A family of four sitting around a table at a restaurant
Kim Guillois and her family made some financial sacrifices to move nearer to her parents.
  • Kim Guillois loved living in Texas but decided to move closer to her family in Massachusetts.
  • She swallowed a 20% pay cut and bought a house in a suburb with a much higher cost of living.
  • The 35-year-old said emotional support from relatives and help with childcare made it worthwhile.

This as-told-to essay is based on a conversation with Kim Guillois, an occupational therapist and mother of two. It has been edited for length and clarity.

My husband, Max, and I moved from Texas to Massachusetts in 2021 when our oldest son, Theo, was 1.

We loved our time in the South, but after six years and having a child, we asked ourselves, "Why are we still here?"

I met Max, 35, who is French when we worked for an engineering company in France. In 2015, we seized the opportunity to move to the US when the firm launched a subsidiary in Houston.

We found it to be a dynamic, welcoming city with great people from across the US and the rest of the world. We made life-long friends. It was sunny all the time; great to be outside exploring a new place.

It was also cost-effective. Graduate degree salaries are pretty good down there because it's a major metropolitan area. When I decided on a career change, I received in-state tuition at a public university to get my graduate degree in occupational therapy.

I was at the beginning of my second trimester with Theo when the pandemic hit. He was born in August 2020.

It was quite isolating because a lot of our friends had left the city due to COVID, and we had no relatives nearby. Max's folks were in France, and mine were in the Boston area.

We wanted to be within an hour's drive of family

Theo was in a $1,300-a-month day care, but it kept closing due to health scares. We'd have to take time off work to look after him. It felt relentless. We knew if we wanted to have a second child, the childcare situation would be untenable.

If we wanted to see either of our families, it meant hours of travel by plane and using up our limited vacation time.
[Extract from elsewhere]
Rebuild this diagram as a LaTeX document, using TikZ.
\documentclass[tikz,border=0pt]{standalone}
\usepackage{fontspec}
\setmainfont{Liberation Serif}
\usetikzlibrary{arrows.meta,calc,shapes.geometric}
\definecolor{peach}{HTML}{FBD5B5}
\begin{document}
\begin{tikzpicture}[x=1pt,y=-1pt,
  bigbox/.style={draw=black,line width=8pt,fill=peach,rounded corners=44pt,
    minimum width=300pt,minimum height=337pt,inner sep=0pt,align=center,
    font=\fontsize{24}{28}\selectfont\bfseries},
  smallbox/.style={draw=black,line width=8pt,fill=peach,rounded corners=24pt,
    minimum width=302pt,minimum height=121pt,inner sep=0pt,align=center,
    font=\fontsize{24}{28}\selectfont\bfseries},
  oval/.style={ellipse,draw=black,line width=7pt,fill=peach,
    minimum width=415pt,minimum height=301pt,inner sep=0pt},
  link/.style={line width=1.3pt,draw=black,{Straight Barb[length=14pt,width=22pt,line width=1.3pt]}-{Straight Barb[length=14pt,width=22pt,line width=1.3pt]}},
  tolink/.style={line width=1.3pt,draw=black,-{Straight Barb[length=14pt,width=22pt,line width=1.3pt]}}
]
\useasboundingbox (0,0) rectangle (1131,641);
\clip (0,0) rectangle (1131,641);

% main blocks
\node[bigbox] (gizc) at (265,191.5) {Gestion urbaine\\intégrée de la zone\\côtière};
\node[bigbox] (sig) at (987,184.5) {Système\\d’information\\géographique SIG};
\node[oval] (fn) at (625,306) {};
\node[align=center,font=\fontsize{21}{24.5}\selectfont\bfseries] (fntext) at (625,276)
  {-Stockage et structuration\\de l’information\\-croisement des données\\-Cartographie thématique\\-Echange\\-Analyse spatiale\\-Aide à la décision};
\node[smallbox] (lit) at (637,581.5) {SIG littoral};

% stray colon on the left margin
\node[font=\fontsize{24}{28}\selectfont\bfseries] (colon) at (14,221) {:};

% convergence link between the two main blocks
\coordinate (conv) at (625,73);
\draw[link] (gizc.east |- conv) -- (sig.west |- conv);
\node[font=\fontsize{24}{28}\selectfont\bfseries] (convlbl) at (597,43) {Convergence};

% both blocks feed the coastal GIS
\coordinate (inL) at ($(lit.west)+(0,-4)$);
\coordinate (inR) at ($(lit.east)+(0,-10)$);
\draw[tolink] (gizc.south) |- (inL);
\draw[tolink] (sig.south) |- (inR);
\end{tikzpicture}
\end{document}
After the pandemic, Max's job was fully remote. It didn't matter where we were based. When we first thought of leaving Houston, we contemplated somewhere on the northeast coast, such as Virginia. It would have been a day's drive from my family in Boston.

But, practically speaking, we realized it would be better to be within an hour's drive in case something suddenly came up with Theo.

The only problem was the math. In Texas, you pay federal taxes, property taxes, and sales taxes, but there is no state income tax.

A set of grandparents with their grandson
Guillois's parents enjoy looking after her older son, Theo.

Houses in the Houston area were half the price of Boston's, where they sell in a matter of days. We love our small starter home, but for the same price in Texas, we would have had a pool, an HOA, and tennis courts.

Luckily, interest rates were relatively low at the time. But we bought our house sight unseen for around $50,000 above asking. We relied on relatives to check it out in advance and waived the inspection.

I had to take a pay cut

Max's salary remained the same, but I was forced to take a 20% pay cut for an apples-to-apples job. I was not pleased, and I let everyone know. I went from working in a pediatric clinic to an early intervention setting. Both jobs were nonprofits, but the pay rates for healthcare in my field are lower overall in Massachusetts versus Texas. More graduates with occupational therapy degrees want to live in the greater Boston area.

Meanwhile, the rate of Theo's new day care was $2,200 a month. We had our second son, Charlie, last year. He goes to day care part-time because I reduced my workweek from five days to three after his birth.

Still, it's been a trade-off. The quality of education in Massachusetts is good, and we can fly very quickly to Europe from Logan International Airport.

Best of all, it's been a very nice change for us to be close to my family. Our boys actually know my parents and don't have to be reintroduced to them every few months. We don't have to miss any family events, and my parents and siblings help with childcare, especially when Max is visiting his family in France or traveling for business.

Almost every week, Mom and Dad can pick up Theo from pre-school for a fun activity. Max and I can have date nights, knowing the kids will be safe with my parents or one of my siblings or cousins. The going rate for babysitting in our neighborhood is $25 to $30 an hour, so there are savings, too.

Our move has made me the non-prioritized career person in the household. It has put me in a more financially vulnerable situation than if we were both able to contribute equally to our careers. But it has been the best choice for our family psychology.